20:19 UTC: After a further period of monitoring, we declare the incident closed.

Posted Oct 24, 2025 - 09:34 UTC

Resolved

This incident is now resolved.

We apologize for the disruption caused. A detailed postmortem will follow once we've concluded our investigations.

Posted Oct 20, 2025 - 20:19 UTC

Update

Report processing has recovered over the past 40 minutes, and all services are stabilizing.

We are continuing to monitor.

Posted Oct 20, 2025 - 19:32 UTC

Update

AWS are reporting progressive improvements. We are intermittently processing a limited number of transactions, but our services remain unstable.

Posted Oct 20, 2025 - 18:48 UTC

Monitoring

Some AWS services are showing signs of intermittent recovery, but disruption remains widespread and our services remain critically impacted.

We continue to monitor the situation.

Posted Oct 20, 2025 - 17:22 UTC

Update

In the latest update from AWS, multiple services continue to be impacted.

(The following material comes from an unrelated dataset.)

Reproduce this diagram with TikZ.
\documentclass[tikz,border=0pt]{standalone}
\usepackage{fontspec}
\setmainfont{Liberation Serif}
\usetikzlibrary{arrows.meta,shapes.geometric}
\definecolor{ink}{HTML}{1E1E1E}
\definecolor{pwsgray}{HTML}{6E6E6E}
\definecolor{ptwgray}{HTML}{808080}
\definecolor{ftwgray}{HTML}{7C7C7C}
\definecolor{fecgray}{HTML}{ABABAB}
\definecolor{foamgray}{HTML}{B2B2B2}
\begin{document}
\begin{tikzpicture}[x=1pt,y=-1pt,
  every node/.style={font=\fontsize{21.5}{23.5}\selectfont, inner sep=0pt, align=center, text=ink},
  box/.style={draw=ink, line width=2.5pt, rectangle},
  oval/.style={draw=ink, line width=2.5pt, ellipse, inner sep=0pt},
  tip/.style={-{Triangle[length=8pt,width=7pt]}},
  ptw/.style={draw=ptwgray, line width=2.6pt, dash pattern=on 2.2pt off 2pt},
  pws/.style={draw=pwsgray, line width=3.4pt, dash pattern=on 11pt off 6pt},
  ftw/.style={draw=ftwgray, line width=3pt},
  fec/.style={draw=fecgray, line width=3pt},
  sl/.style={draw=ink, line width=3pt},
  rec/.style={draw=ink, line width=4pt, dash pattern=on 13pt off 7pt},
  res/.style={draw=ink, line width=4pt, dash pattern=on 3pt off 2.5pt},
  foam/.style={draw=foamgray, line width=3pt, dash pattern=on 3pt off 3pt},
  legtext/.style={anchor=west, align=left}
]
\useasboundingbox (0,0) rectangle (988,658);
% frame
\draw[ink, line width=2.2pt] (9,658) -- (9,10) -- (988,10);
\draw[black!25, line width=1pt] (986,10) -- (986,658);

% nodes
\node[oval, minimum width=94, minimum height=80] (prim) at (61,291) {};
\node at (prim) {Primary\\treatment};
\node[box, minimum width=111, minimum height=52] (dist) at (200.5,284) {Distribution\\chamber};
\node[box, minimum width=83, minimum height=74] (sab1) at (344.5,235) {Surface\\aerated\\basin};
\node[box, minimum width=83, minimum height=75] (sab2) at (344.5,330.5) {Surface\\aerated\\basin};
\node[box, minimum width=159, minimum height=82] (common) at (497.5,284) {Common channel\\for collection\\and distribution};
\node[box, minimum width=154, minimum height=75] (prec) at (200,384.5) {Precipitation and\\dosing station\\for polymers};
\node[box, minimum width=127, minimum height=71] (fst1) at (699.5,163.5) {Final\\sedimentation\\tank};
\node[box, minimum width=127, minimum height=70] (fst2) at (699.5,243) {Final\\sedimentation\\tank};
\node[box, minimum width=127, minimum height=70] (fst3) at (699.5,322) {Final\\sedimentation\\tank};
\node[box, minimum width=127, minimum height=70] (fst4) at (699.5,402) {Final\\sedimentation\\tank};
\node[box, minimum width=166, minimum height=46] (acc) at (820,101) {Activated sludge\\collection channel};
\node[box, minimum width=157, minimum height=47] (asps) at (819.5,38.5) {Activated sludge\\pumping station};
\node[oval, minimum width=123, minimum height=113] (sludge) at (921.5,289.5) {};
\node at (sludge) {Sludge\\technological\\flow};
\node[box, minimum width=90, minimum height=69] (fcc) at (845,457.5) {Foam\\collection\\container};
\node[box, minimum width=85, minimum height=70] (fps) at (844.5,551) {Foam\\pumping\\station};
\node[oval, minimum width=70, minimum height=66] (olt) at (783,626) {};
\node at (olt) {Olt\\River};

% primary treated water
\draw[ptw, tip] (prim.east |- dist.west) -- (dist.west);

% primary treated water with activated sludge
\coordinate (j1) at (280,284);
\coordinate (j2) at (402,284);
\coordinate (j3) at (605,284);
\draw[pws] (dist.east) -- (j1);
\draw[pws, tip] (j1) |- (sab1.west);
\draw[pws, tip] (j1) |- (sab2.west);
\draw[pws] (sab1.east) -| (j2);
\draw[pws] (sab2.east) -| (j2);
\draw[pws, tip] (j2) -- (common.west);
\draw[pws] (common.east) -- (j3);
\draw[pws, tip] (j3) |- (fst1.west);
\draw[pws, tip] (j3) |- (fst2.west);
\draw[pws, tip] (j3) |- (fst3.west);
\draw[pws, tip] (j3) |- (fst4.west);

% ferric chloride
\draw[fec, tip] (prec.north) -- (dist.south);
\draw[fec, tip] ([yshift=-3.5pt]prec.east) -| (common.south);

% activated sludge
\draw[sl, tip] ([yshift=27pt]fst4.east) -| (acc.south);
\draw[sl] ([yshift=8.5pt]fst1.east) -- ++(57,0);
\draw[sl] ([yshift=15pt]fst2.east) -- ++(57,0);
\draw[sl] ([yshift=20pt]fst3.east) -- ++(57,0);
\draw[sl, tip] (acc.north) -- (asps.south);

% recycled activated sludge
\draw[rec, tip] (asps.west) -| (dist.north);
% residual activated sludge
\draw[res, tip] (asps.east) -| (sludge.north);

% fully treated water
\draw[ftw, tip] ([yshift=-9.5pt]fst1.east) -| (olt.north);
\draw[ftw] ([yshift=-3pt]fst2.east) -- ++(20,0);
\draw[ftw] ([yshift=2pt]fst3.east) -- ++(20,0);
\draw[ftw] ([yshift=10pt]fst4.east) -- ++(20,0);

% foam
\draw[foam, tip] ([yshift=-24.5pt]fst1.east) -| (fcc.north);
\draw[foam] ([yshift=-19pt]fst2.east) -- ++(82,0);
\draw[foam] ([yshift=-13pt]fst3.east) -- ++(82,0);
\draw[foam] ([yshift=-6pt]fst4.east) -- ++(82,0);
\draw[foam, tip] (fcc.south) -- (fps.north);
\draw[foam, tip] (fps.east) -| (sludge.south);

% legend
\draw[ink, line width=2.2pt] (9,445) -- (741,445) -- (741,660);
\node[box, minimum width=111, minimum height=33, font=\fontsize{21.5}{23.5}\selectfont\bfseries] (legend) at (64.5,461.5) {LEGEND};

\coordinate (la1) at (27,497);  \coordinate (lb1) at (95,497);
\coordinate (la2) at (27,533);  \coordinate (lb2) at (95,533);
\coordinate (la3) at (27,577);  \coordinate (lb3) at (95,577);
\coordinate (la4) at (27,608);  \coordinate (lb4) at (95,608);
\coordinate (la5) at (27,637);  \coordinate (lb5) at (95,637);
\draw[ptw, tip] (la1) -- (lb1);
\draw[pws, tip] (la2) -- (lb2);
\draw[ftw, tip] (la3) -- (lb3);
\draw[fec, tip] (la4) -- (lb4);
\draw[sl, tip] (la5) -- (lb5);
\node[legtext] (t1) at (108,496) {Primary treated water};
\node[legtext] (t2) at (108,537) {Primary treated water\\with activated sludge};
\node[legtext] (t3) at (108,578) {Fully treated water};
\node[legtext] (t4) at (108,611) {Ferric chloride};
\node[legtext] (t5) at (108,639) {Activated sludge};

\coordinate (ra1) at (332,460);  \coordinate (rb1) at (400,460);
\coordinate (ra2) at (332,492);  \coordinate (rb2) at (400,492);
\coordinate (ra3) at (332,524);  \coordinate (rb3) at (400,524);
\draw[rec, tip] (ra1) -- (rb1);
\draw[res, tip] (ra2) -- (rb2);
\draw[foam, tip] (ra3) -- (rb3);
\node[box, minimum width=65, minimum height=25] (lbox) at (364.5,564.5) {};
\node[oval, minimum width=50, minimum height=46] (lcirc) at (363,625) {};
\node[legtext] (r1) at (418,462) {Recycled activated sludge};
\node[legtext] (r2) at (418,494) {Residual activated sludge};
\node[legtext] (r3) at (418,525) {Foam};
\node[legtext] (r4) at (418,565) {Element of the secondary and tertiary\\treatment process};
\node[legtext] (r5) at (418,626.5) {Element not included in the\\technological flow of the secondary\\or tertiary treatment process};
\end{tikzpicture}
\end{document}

In particular, network connectivity issues are still preventing us from servicing requests.

We continue to monitor the situation.

Posted Oct 20, 2025 - 15:13 UTC

Identified

The incident has regressed, and we are now facing another outage.

Since 14:13 UTC, we have not been able to receive requests or process reports.

We continue to monitor the situation with AWS.

Posted Oct 20, 2025 - 14:29 UTC

Update

Continued issues with our hosting provider, AWS, have resulted in recurring problems and our US service is experiencing degraded performance.

We continue to investigate this issue.

Posted Oct 20, 2025 - 13:54 UTC

Investigating

We are currently investigating this issue.

Posted Oct 20, 2025 - 13:45 UTC

This incident affected: USA (us.onfido.com) (API, Dashboard, Document Verification, Facial Similarity, Watchlist, Identity Enhanced, Webhooks, Known faces, Autofill, Device Intelligence).